━━ Material provided
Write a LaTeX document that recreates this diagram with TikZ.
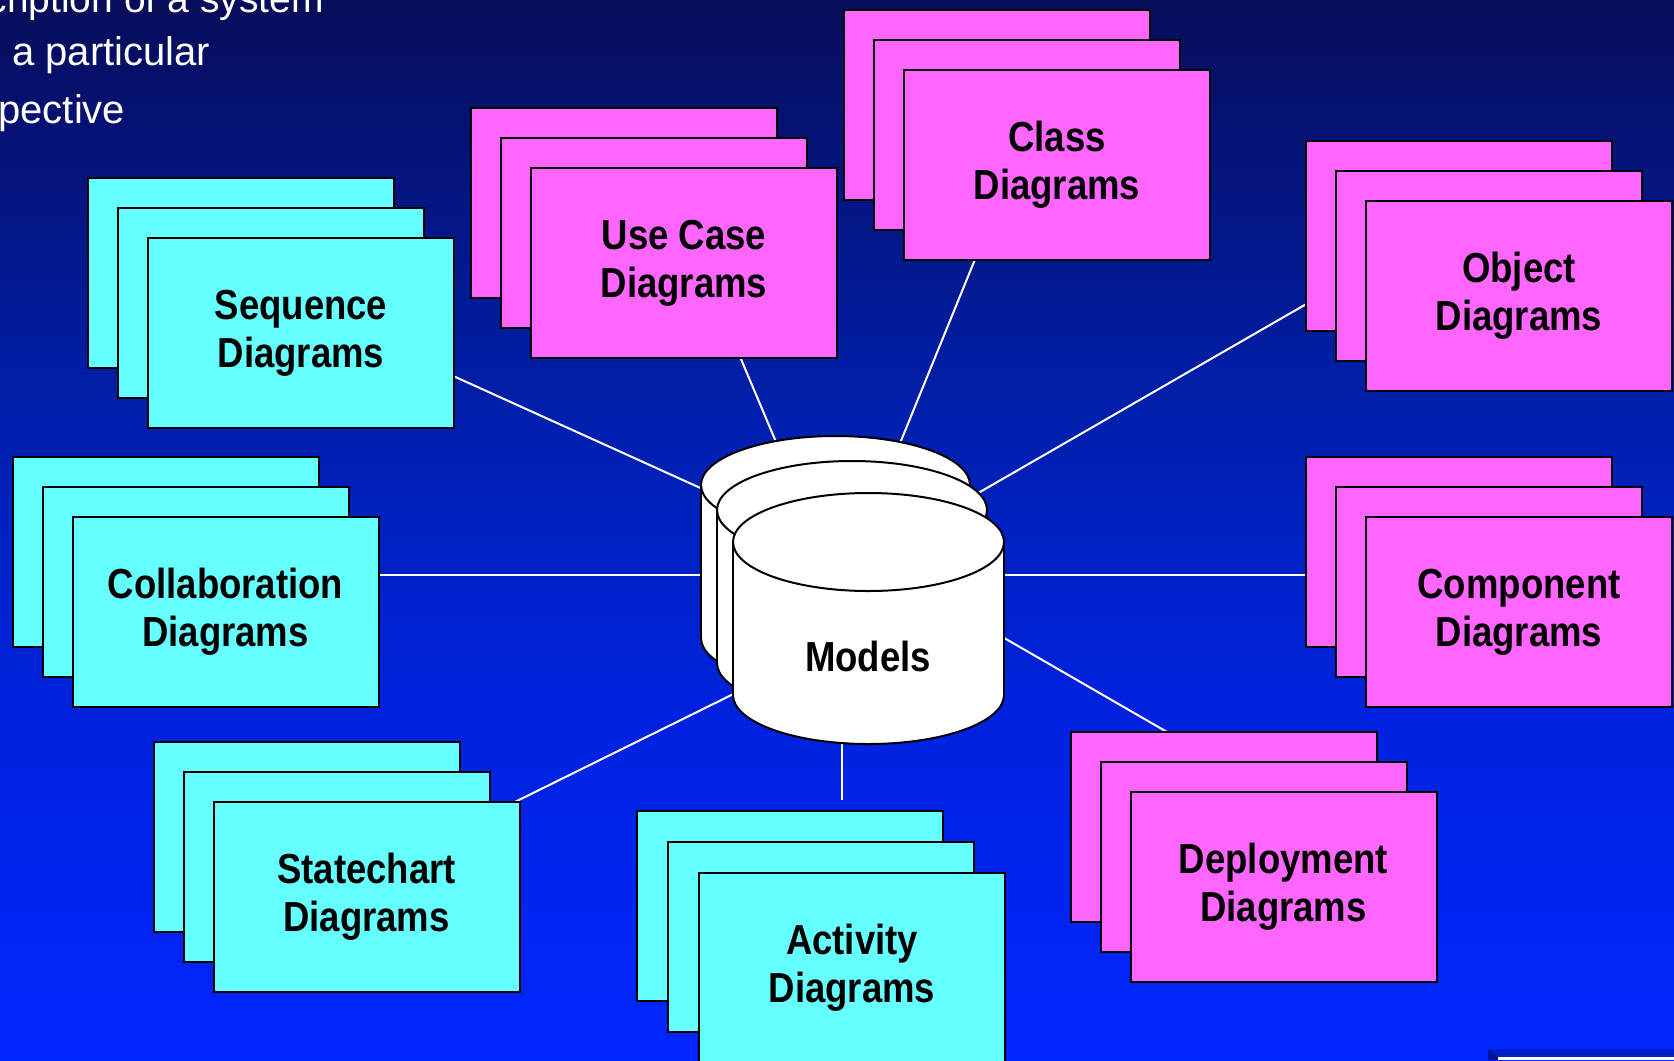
\documentclass[tikz,border=0pt]{standalone}
\usepackage{fontspec}
\newfontfamily\boxfont[FakeStretch=0.87]{Liberation Sans}
\newfontfamily\txtfont{Liberation Sans}
\pgfdeclarelayer{bglayer}
\pgfdeclarelayer{linelayer}
\pgfsetlayers{bglayer,linelayer,main}
\definecolor{bgA}{RGB}{8,13,90}
\definecolor{bgB}{RGB}{0,32,176}
\definecolor{bgC}{RGB}{0,34,221}
\definecolor{bgD}{RGB}{0,38,255}
\definecolor{cyanbox}{RGB}{102,255,255}
\definecolor{magbox}{RGB}{255,102,255}
\definecolor{cornerband}{RGB}{0,32,200}
\definecolor{cornerbevel}{RGB}{0,22,150}
\pgfdeclareverticalshading{bgshade}{100bp}{color(0bp)=(bgD); color(25bp)=(bgD); color(41.98bp)=(bgC); color(54.72bp)=(bgB); color(75bp)=(bgA); color(100bp)=(bgA)}
\tikzset{
  dbox/.style={draw=black, line width=1pt, anchor=north west, minimum width=153pt,
    minimum height=95pt, inner sep=0pt, align=center,
    font=\boxfont\bfseries\fontsize{21}{24.2}\selectfont},
  spoke/.style={draw=white, line width=1pt},
  toptext/.style={text=white, inner sep=0pt, font=\txtfont\fontsize{20}{24}\selectfont},
  cyl/.style={line width=1pt}
}
\newcommand\diagstack[6]{%
  \node[dbox, fill=#4] (#1back) at (#2-2*#6, #3-2*#6) {};
  \node[dbox, fill=#4] (#1mid) at (#2-#6, #3-#6) {};
  \node[dbox, fill=#4] (#1) at (#2, #3) {#5};}
\newcommand\mycyl[5]{%
  \fill[white] (#1-#4, #2) rectangle (#1+#4, #3);
  \fill[white] (#1, #3) ellipse[x radius=#4, y radius=#5];
  \begin{scope}
    \clip (#1-#4-5, #3) rectangle (#1+#4+5, #3+#5+5);
    \draw[cyl] (#1, #3) ellipse[x radius=#4, y radius=#5];
  \end{scope}
  \draw[cyl] (#1-#4, #2) -- (#1-#4, #3) (#1+#4, #2) -- (#1+#4, #3);
  \filldraw[cyl, fill=white] (#1, #2) ellipse[x radius=#4, y radius=#5];}
\begin{document}
\begin{tikzpicture}[x=0.5pt, y=-0.5pt]
\useasboundingbox (0,0) rectangle (1674,1060);
\begin{scope}
\clip (0,0) rectangle (1674,1060);
\begin{pgfonlayer}{bglayer}
  \shade[shading=bgshade] (0,0) rectangle (1674,1060);
\end{pgfonlayer}
% text at top left
\node[toptext, anchor=base east, font=\txtfont\fontsize{19.5}{24}\selectfont] (t1) at (324,12) {cription of a system};
\node[toptext, anchor=base west] (t2) at (12,65) {a particular};
\node[toptext, anchor=base west] (t3) at (-2,123) {pective};
% connector end points
\coordinate (seqS) at (440,370);   \coordinate (seqE) at (760,515);
\coordinate (ucS) at (738,352);    \coordinate (ucE) at (790,475);
\coordinate (clsS) at (978,252);   \coordinate (clsE) at (885,480);
\coordinate (objS) at (1315,299);  \coordinate (objE) at (940,515);
\coordinate (colS) at (370,575);   \coordinate (colE) at (760,575);
\coordinate (comS) at (1315,575);  \coordinate (comE) at (960,575);
\coordinate (depS) at (1174,736);  \coordinate (depE) at (960,612.5);
\coordinate (actS) at (842,800);   \coordinate (actE) at (842,700);
\coordinate (stS) at (510,804.4);  \coordinate (stE) at (780,671);
\begin{pgfonlayer}{linelayer}
  \foreach \n in {seq,uc,cls,obj,col,com,dep,act,st}
    \draw[spoke] (\n S) -- (\n E);
\end{pgfonlayer}
% diagram stacks
\diagstack{seq}{147}{237}{cyanbox}{Sequence\\Diagrams}{30}
\diagstack{uc}{530}{167}{magbox}{Use Case\\Diagrams}{30}
\diagstack{cls}{903}{69}{magbox}{Class\\Diagrams}{30}
\diagstack{obj}{1365}{200}{magbox}{Object\\Diagrams}{30}
\diagstack{col}{71.5}{516}{cyanbox}{Collaboration\\Diagrams}{30}
\diagstack{com}{1365}{516}{magbox}{Component\\Diagrams}{30}
\diagstack{st}{212.5}{801}{cyanbox}{Statechart\\Diagrams}{30}
\diagstack{act}{698}{872}{cyanbox}{Activity\\Diagrams}{31}
\diagstack{dep}{1129.5}{791}{magbox}{Deployment\\Diagrams}{30}
% model cylinders
\mycyl{835.5}{485}{638}{134.5}{49}
\mycyl{852}{510}{663}{135}{49}
\mycyl{868.5}{542}{695}{135.5}{49}
\node[anchor=base, inner sep=0pt, font=\boxfont\bfseries\fontsize{21}{24.2}\selectfont] (models) at (868,671) {Models};
% bottom right corner element
\fill[cornerband] (1488,1049) rectangle (1674,1060);
\fill[cornerbevel] (1488,1049) -- (1498,1057) -- (1498,1060) -- (1488,1060) -- cycle;
\fill[white] (1498,1057) rectangle (1674,1060);
\end{scope}
\end{tikzpicture}
\end{document}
━━━━
_Problem to solve_. Each line above is to be copied verbatim. Drop any image from the copy.

_The answer_.
Write a LaTeX document that recreates this diagram with TikZ.
\documentclass[tikz,border=0pt]{standalone}
\usepackage{fontspec}
\newfontfamily\boxfont[FakeStretch=0.87]{Liberation Sans}
\newfontfamily\txtfont{Liberation Sans}
\pgfdeclarelayer{bglayer}
\pgfdeclarelayer{linelayer}
\pgfsetlayers{bglayer,linelayer,main}
\definecolor{bgA}{RGB}{8,13,90}
\definecolor{bgB}{RGB}{0,32,176}
\definecolor{bgC}{RGB}{0,34,221}
\definecolor{bgD}{RGB}{0,38,255}
\definecolor{cyanbox}{RGB}{102,255,255}
\definecolor{magbox}{RGB}{255,102,255}
\definecolor{cornerband}{RGB}{0,32,200}
\definecolor{cornerbevel}{RGB}{0,22,150}
\pgfdeclareverticalshading{bgshade}{100bp}{color(0bp)=(bgD); color(25bp)=(bgD); color(41.98bp)=(bgC); color(54.72bp)=(bgB); color(75bp)=(bgA); color(100bp)=(bgA)}
\tikzset{
  dbox/.style={draw=black, line width=1pt, anchor=north west, minimum width=153pt,
    minimum height=95pt, inner sep=0pt, align=center,
    font=\boxfont\bfseries\fontsize{21}{24.2}\selectfont},
  spoke/.style={draw=white, line width=1pt},
  toptext/.style={text=white, inner sep=0pt, font=\txtfont\fontsize{20}{24}\selectfont},
  cyl/.style={line width=1pt}
}
\newcommand\diagstack[6]{%
  \node[dbox, fill=#4] (#1back) at (#2-2*#6, #3-2*#6) {};
  \node[dbox, fill=#4] (#1mid) at (#2-#6, #3-#6) {};
  \node[dbox, fill=#4] (#1) at (#2, #3) {#5};}
\newcommand\mycyl[5]{%
  \fill[white] (#1-#4, #2) rectangle (#1+#4, #3);
  \fill[white] (#1, #3) ellipse[x radius=#4, y radius=#5];
  \begin{scope}
    \clip (#1-#4-5, #3) rectangle (#1+#4+5, #3+#5+5);
    \draw[cyl] (#1, #3) ellipse[x radius=#4, y radius=#5];
  \end{scope}
  \draw[cyl] (#1-#4, #2) -- (#1-#4, #3) (#1+#4, #2) -- (#1+#4, #3);
  \filldraw[cyl, fill=white] (#1, #2) ellipse[x radius=#4, y radius=#5];}
\begin{document}
\begin{tikzpicture}[x=0.5pt, y=-0.5pt]
\useasboundingbox (0,0) rectangle (1674,1060);
\begin{scope}
\clip (0,0) rectangle (1674,1060);
\begin{pgfonlayer}{bglayer}
  \shade[shading=bgshade] (0,0) rectangle (1674,1060);
\end{pgfonlayer}
% text at top left
\node[toptext, anchor=base east, font=\txtfont\fontsize{19.5}{24}\selectfont] (t1) at (324,12) {cription of a system};
\node[toptext, anchor=base west] (t2) at (12,65) {a particular};
\node[toptext, anchor=base west] (t3) at (-2,123) {pective};
% connector end points
\coordinate (seqS) at (440,370);   \coordinate (seqE) at (760,515);
\coordinate (ucS) at (738,352);    \coordinate (ucE) at (790,475);
\coordinate (clsS) at (978,252);   \coordinate (clsE) at (885,480);
\coordinate (objS) at (1315,299);  \coordinate (objE) at (940,515);
\coordinate (colS) at (370,575);   \coordinate (colE) at (760,575);
\coordinate (comS) at (1315,575);  \coordinate (comE) at (960,575);
\coordinate (depS) at (1174,736);  \coordinate (depE) at (960,612.5);
\coordinate (actS) at (842,800);   \coordinate (actE) at (842,700);
\coordinate (stS) at (510,804.4);  \coordinate (stE) at (780,671);
\begin{pgfonlayer}{linelayer}
  \foreach \n in {seq,uc,cls,obj,col,com,dep,act,st}
    \draw[spoke] (\n S) -- (\n E);
\end{pgfonlayer}
% diagram stacks
\diagstack{seq}{147}{237}{cyanbox}{Sequence\\Diagrams}{30}
\diagstack{uc}{530}{167}{magbox}{Use Case\\Diagrams}{30}
\diagstack{cls}{903}{69}{magbox}{Class\\Diagrams}{30}
\diagstack{obj}{1365}{200}{magbox}{Object\\Diagrams}{30}
\diagstack{col}{71.5}{516}{cyanbox}{Collaboration\\Diagrams}{30}
\diagstack{com}{1365}{516}{magbox}{Component\\Diagrams}{30}
\diagstack{st}{212.5}{801}{cyanbox}{Statechart\\Diagrams}{30}
\diagstack{act}{698}{872}{cyanbox}{Activity\\Diagrams}{31}
\diagstack{dep}{1129.5}{791}{magbox}{Deployment\\Diagrams}{30}
% model cylinders
\mycyl{835.5}{485}{638}{134.5}{49}
\mycyl{852}{510}{663}{135}{49}
\mycyl{868.5}{542}{695}{135.5}{49}
\node[anchor=base, inner sep=0pt, font=\boxfont\bfseries\fontsize{21}{24.2}\selectfont] (models) at (868,671) {Models};
% bottom right corner element
\fill[cornerband] (1488,1049) rectangle (1674,1060);
\fill[cornerbevel] (1488,1049) -- (1498,1057) -- (1498,1060) -- (1488,1060) -- cycle;
\fill[white] (1498,1057) rectangle (1674,1060);
\end{scope}
\end{tikzpicture}
\end{document}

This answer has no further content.